Ostbahnhof:Blinder fällt auf U-Bahn-Gleis und wird überrollt

Ein blinder 32-jähriger Mann ist am Ostbahnhof auf die Gleise der U5 gestürzt und von dem einfahrenden Zug tödlich verletzt worden. Der Mann war zweimal ins Gleisbett gefallen. Beim ersten Mal konnte er wieder auf den Bahnsteig klettern. Als er dann in die Bahn einsteigen wollte, fiel er hinter dem Zug erneut auf die Gleise. Die nächste Bahn überfuhr ihn, obwohl Passanten noch versuchten, ihn zu retten.

Birgit Lutz-Temsch

Die Videoaufzeichnungen aus der Nacht von Montag auf Dienstag zeigen kurz nach halb zwölf Uhr einen Mann, der sich mit seinem Blindenstock "in schwankendem Gang" über den Bahnsteig bewegt, so Polizeisprecher Markus Dengler. Offensichtlich sei der 32-Jährige alkoholisiert gewesen.

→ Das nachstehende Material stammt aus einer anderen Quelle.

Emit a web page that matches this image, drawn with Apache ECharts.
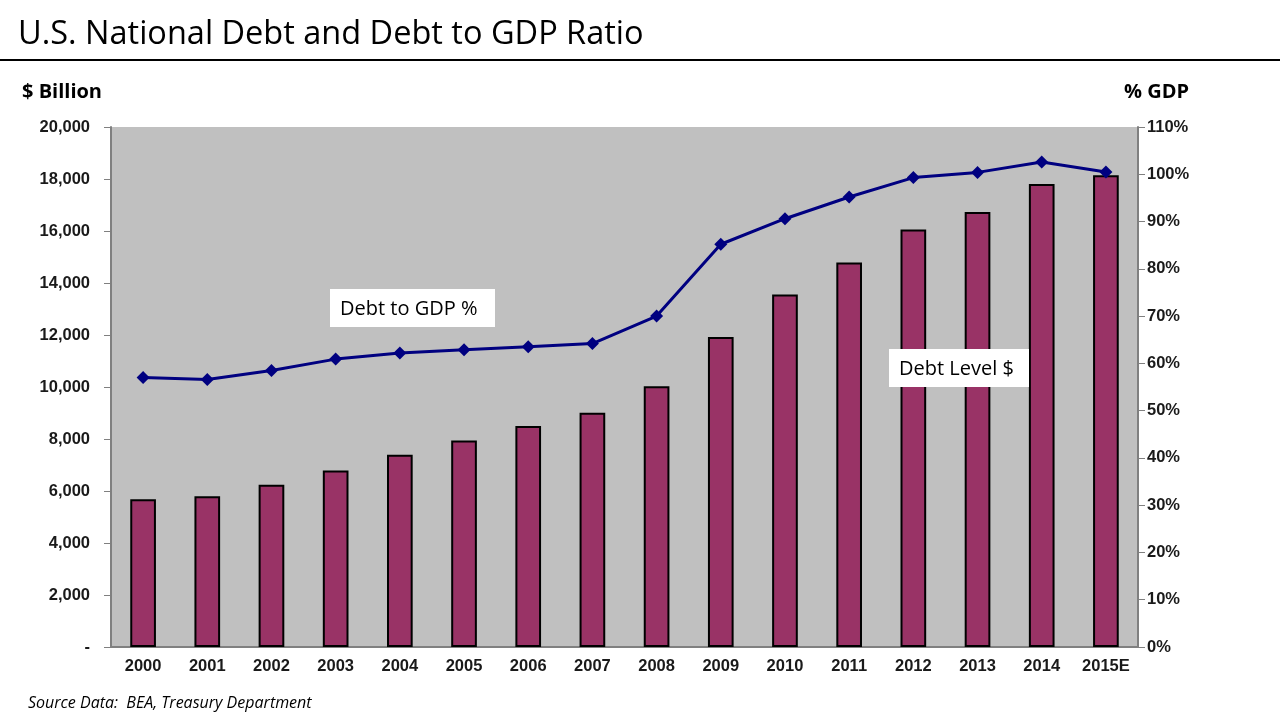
<!DOCTYPE html>
<html><head><meta charset="utf-8">
<script src="https://cdn.jsdelivr.net/npm/echarts@6/dist/echarts.min.js"></script>
<style>html,body{margin:0;padding:0;background:#fff}#c{width:1280px;height:720px}</style>
</head><body><div id="c"></div>
<script>
const categories = ['2000','2001','2002','2003','2004','2005','2006','2007','2008','2009','2010','2011','2012','2013','2014','2015E'];
const debtLevel = [5680, 5800, 6240, 6790, 7390, 7940, 8500, 9010, 10025, 11920, 13560, 14790, 16060, 16730, 17810, 18140];
const debtToGdp = [57.0, 56.6, 58.5, 60.9, 62.2, 62.9, 63.5, 64.2, 70.0, 85.2, 90.6, 95.2, 99.3, 100.4, 102.6, 100.5];
const leftTicks = [0, 2000, 20000]; // min, interval, max
const rightTicks = [0, 10, 110];

const chart = echarts.init(document.getElementById('c'));
const tickFont = {fontFamily:'Liberation Sans, Arial', fontWeight:'bold', fontSize:16.5, color:'#1a1a1a'};
chart.setOption({
  animation:false,
  grid:{left:111, right:142, top:127, bottom:73, show:true, backgroundColor:'#c0c0c0', borderWidth:0},
  xAxis:{type:'category', data:categories, boundaryGap:true,
    axisLine:{lineStyle:{color:'#808080', width:2}}, axisTick:{show:false},
    axisLabel:Object.assign({margin:11}, tickFont)},
  yAxis:[
    {type:'value', min:leftTicks[0], max:leftTicks[2], interval:leftTicks[1], position:'left',
     axisLine:{show:true, lineStyle:{color:'#808080', width:2}},
     axisTick:{show:true, length:7, lineStyle:{color:'#808080'}},
     splitLine:{show:false},
     axisLabel:Object.assign({margin:21, formatter:v=> v===0 ? '-' : v.toLocaleString('en-US')}, tickFont)},
    {type:'value', min:rightTicks[0], max:rightTicks[2], interval:rightTicks[1], position:'right',
     axisLine:{show:true, lineStyle:{color:'#808080', width:2}},
     axisTick:{show:true, length:7, lineStyle:{color:'#808080'}},
     splitLine:{show:false},
     axisLabel:Object.assign({margin:9, formatter:v=> v+'%'}, tickFont)}
  ],
  series:[
    {name:'Debt Level $', type:'bar', data:debtLevel, yAxisIndex:0, barWidth:'40%',
     itemStyle:{color:'#993366', borderColor:'#000', borderWidth:2}},
    {name:'Debt to GDP %', type:'line', data:debtToGdp, yAxisIndex:1,
     lineStyle:{color:'#000080', width:3}, itemStyle:{color:'#000080'},
     symbol:'diamond', symbolSize:13, z:5}
  ],
  graphic:[
    {type:'text', left:18, top:18, style:{text:'U.S. National Debt and Debt to GDP Ratio', font:'32.5px "Open Sans", "Noto Sans", sans-serif', fill:'#000'}},
    {type:'rect', shape:{x:0, y:59, width:1280, height:2}, style:{fill:'#000'}},
    {type:'text', left:22, top:82, style:{text:'$ Billion', font:'bold 20px "Open Sans", "Noto Sans", sans-serif', fill:'#000'}},
    {type:'text', left:1124, top:82, style:{text:'% GDP', font:'bold 20px "Open Sans", "Noto Sans", sans-serif', fill:'#000'}},
    {type:'rect', shape:{x:330, y:289, width:165, height:38}, style:{fill:'#fff'}, z:10},
    {type:'text', left:340, top:299, z:11, style:{text:'Debt to GDP %', font:'20px "Open Sans", "Noto Sans", sans-serif', fill:'#000'}},
    {type:'rect', shape:{x:889, y:349, width:140, height:38}, style:{fill:'#fff'}, z:10},
    {type:'text', left:899, top:359, z:11, style:{text:'Debt Level $', font:'20px "Open Sans", "Noto Sans", sans-serif', fill:'#000'}},
    {type:'text', left:28, top:695, style:{text:'Source Data:  BEA, Treasury Department', font:'italic 16px "Open Sans", "Noto Sans", sans-serif', fill:'#000'}}
  ]
});
</script></body></html>
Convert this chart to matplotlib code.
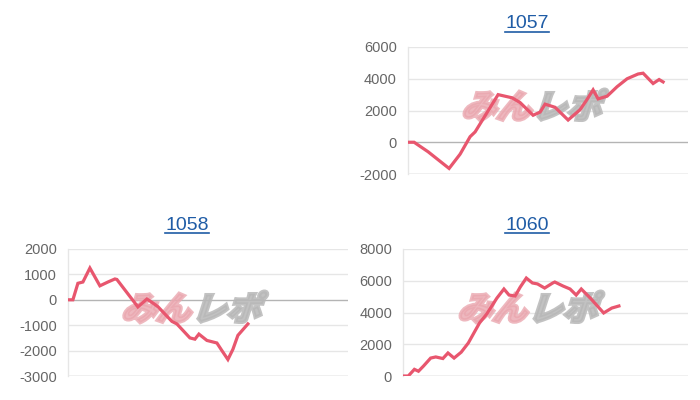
import matplotlib
matplotlib.use("Agg")
import matplotlib.pyplot as plt
from matplotlib.textpath import TextPath
from matplotlib.patches import PathPatch
from matplotlib.font_manager import FontProperties
import matplotlib.transforms as mtransforms
from matplotlib.lines import Line2D

plt.rcParams['font.family'] = ['Liberation Sans', 'DejaVu Sans']

# ---- data ----
titles = ["1057", "1058", "1060"]

games_1057 = [0, 6, 20, 30, 41, 52, 62, 67, 90, 104, 112, 125, 132, 137, 147, 160,
              172, 179, 185, 190, 199, 209, 219, 230, 235, 245, 251, 255]
diff_1057 = [0, 0, -600, -1100, -1650, -750, 350, 650, 3000, 2800, 2500, 1700, 1900,
             2400, 2200, 1400, 2050, 2700, 3300, 2730, 2900, 3500, 4000, 4300, 4350,
             3700, 3950, 3800]

games_1058 = [0, 5, 10, 15, 22, 32, 40, 47, 49, 70, 79, 84, 90, 104, 109, 122, 127,
              131, 139, 149, 154, 160, 165, 170, 180]
diff_1058 = [0, 0, 650, 700, 1250, 550, 700, 820, 800, -280, 30, -100, -270, -850,
             -950, -1500, -1550, -1350, -1600, -1700, -2000, -2350, -1950, -1400, -950]

games_1060 = [0, 5, 11, 15, 20, 27, 32, 39, 44, 50, 57, 64, 70, 75, 82, 92, 99, 104,
              110, 115, 121, 127, 132, 139, 147, 149, 157, 164, 170, 175, 184, 197,
              205, 212]
diff_1060 = [0, 0, 420, 300, 630, 1130, 1200, 1100, 1450, 1130, 1500, 2080, 2770,
             3340, 3900, 4900, 5480, 5100, 5040, 5600, 6170, 5860, 5800, 5540, 5860,
             5920, 5670, 5480, 5100, 5480, 4900, 3970, 4280, 4410]

yticks_1057 = [-2000, 0, 2000, 4000, 6000]
yticks_1058 = [-3000, -2000, -1000, 0, 1000, 2000]
yticks_1060 = [0, 2000, 4000, 6000, 8000]

# ---- style ----
LINE_C = "#e8566e"
GRID_C = "#e6e6e6"
ZERO_C = "#b4b4b4"
TICK_C = "#666666"
TITLE_C = "#1f5ca6"

fig = plt.figure(figsize=(7, 4), dpi=100)

panels = [
    ([0.583, 0.565, 0.400, 0.3175], games_1057, diff_1057, yticks_1057, (527, 24)),
    ([0.097, 0.060, 0.400, 0.3175], games_1058, diff_1058, yticks_1058, (187, 226)),
    ([0.576, 0.060, 0.407, 0.3175], games_1060, diff_1060, yticks_1060, (527, 226)),
]

wm_font = FontProperties(family="Noto Sans CJK JP", weight="heavy")


def watermark(ax):
    p1 = TextPath((0, 0), "みん", size=33, prop=wm_font)
    p2 = TextPath((0, 0), "レポ", size=33, prop=wm_font)
    w1 = p1.get_extents().x1
    off = mtransforms.ScaledTranslation(0.19, 0.44, ax.transAxes)
    tr1 = mtransforms.Affine2D().scale(1.05, 1.0).skew_deg(18, 0) + off
    tr2 = mtransforms.Affine2D().translate(w1 + 2, 0).scale(1.05, 1.0).skew_deg(18, 0) + off
    ax.add_patch(PathPatch(p1, transform=tr1, facecolor="#eaa7af", edgecolor="#eaa7af",
                           lw=2.5, alpha=0.8, zorder=1.5, clip_on=False))
    ax.add_patch(PathPatch(p2, transform=tr2, facecolor="#b8b8b8", edgecolor="#b8b8b8",
                           lw=2.5, alpha=0.85, zorder=1.5, clip_on=False))


for rect, games, diff, yticks, tpos in panels:
    ax = fig.add_axes(rect)
    ax.set_xlim(0, 280)
    ax.set_ylim(yticks[0], yticks[-1])
    ax.set_yticks(yticks)
    ax.set_yticklabels([str(t) for t in yticks])
    ax.set_xticks([])
    ax.tick_params(axis='y', length=0, pad=8, labelsize=10.5, labelcolor=TICK_C)
    for s in ["top", "right", "bottom"]:
        ax.spines[s].set_visible(False)
    ax.spines["left"].set_color(GRID_C)
    ax.spines["left"].set_linewidth(1)
    for t in yticks:
        c = ZERO_C if (t == 0 or t == yticks[0]) else GRID_C
        ax.axhline(t, color=c, lw=1, zorder=1)
    watermark(ax)
    ax.plot(games, diff, color=LINE_C, lw=2.3, zorder=3, solid_joinstyle="miter")

# titles with underline
fig.canvas.draw()
renderer = fig.canvas.get_renderer()
for title, (rect, games, diff, yticks, tpos) in zip(titles, panels):
    t = fig.text(tpos[0] / 700, 1 - tpos[1] / 400, title, ha="center", va="center",
                 fontsize=14, color=TITLE_C)
    bb = t.get_window_extent(renderer=renderer)
    y_ul = (bb.y0 + 1) / 400
    fig.add_artist(Line2D([bb.x0 / 700, bb.x1 / 700], [y_ul, y_ul], color=TITLE_C,
                          lw=1.2, transform=fig.transFigure))

fig.savefig("out.png", dpi=100)
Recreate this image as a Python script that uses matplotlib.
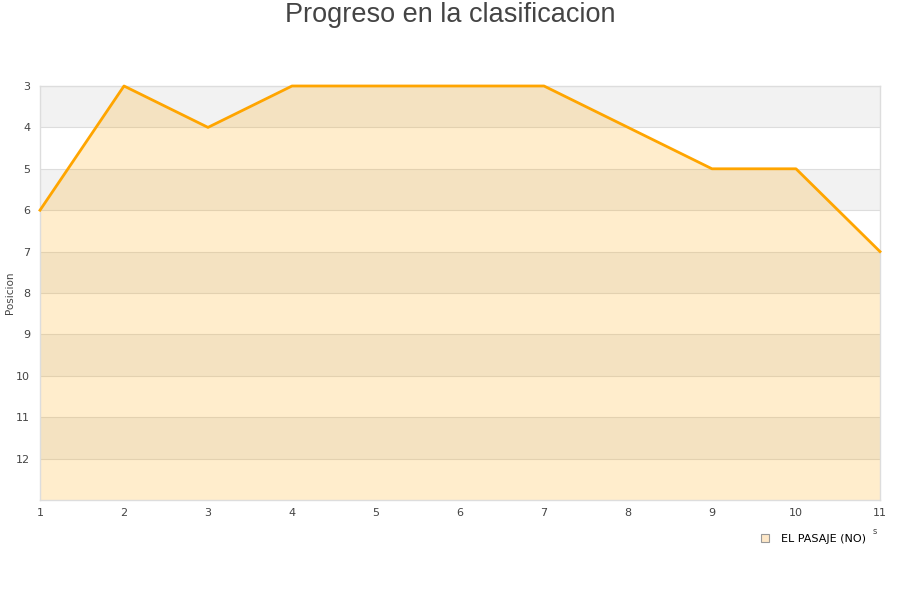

Der Mann, so stellte sich später heraus, war ein Angestellter des Münchner Polizeipräsidiums: Der von Geburt an blinde Peter W. arbeitete dort als Telefonist.

Peter W. fällt vom Bahnsteig am Gleis1 auf die Schienen der U5. Um diese Uhrzeit fährt die Bahn im Zehn-Minuten-Takt von Neuperlach Süd in Richtung Laimer Platz. Dem 32-Jährigen gelingt es, noch vor der nächsten einfahrenden Bahn wieder auf den Bahnsteig zu klettern.

Als um 23.45 Uhr dann die U5 einfährt, will Peter W. in die Bahn einsteigen. Dabei macht er allerdings einen verhängnisvollen Fehler: Bei der auf dem Gleis stehenden Bahn handelt es sich um einen Vollzug, das heißt, eine vier Waggons lange Bahn. Ein solcher Zug füllt im Gegensatz zu einem sechs Waggons umfassenden Langzug nicht die ganze Bahnsteiglänge aus.

Ende des Zugs mit Tür verwechselt

Die Videoaufzeichnungen zeigen, dass Peter W. versucht, in den Zug einzusteigen, und mit seinem Blindenstock nach dem Weg tastet. Er verwechselt dann offenbar das Ende des Zugs mit einer geöffneten Tür und fällt erneut auf die Gleise.

Was der Mann dann weiter macht, können die Videoaufnahmen nicht genau klären, doch er muss nach dem Sturz wohl die Orientierung verloren haben. Auf dem Videoband ist wenig später eine etwa 25 bis 30 Jahre alte Frau zu sehen, die an die Bahnsteigkante geht und suchend das Gleis auf und ab blickt, dann allerdings weitergeht.

Minuten verstreichen, in denen bereits der nächste Zug herannaht, ohne dass der Mann wieder auftaucht. Kurz vor 23.55 Uhr, dem Eintreffen der nächsten U5, betreten zwei etwa 25 Jahre alte Männer den Bahnsteig. Auch sie hören anscheinend einen Hilferuf, denn sie gehen zur Bahnsteigkante am Tunnelanfang.

Der eine der Männer rennt nach einem Blick auf die Gleise sofort in Richtung Nothalt, der zweite Mann beugt sich zur Bahnsteigkante hinunter. In diesem Moment allerdings fährt die U5 ein. Der Fahrer leitet sofort eine Vollbremsung ein, erfasst Peter W. aber frontal, der zu diesem Zeitpunkt zwei Meter innerhalb des Tunnels auf den Gleisen steht.

Peter W. wird schwer verletzt in ein Münchner Krankenhaus gebracht, wo er um 1.40 Uhr stirbt. Der Schnelltest des Notarztes bestätigt die Alkoholisierung des Manns. Der Fahrer der Bahn erlitt einen Schock, er ist krank geschrieben und wird von einem Kriseninterventionsteam betreut.

Die drei Zeugen, die genauere Aussagen über den Unfallhergang machen könnten, sind allerdings verschwunden. Weder die junge Frau noch die beiden Männer waren beim Eintreffen der Rettungskräfte noch am Ostbahnhof. "Vermutlich stehen sie unter Schock", sagt Polizeisprecher Peter Reichl. "Es gibt aber keinen Grund, sich nicht bei uns zu melden, denn sie haben alles richtig gemacht."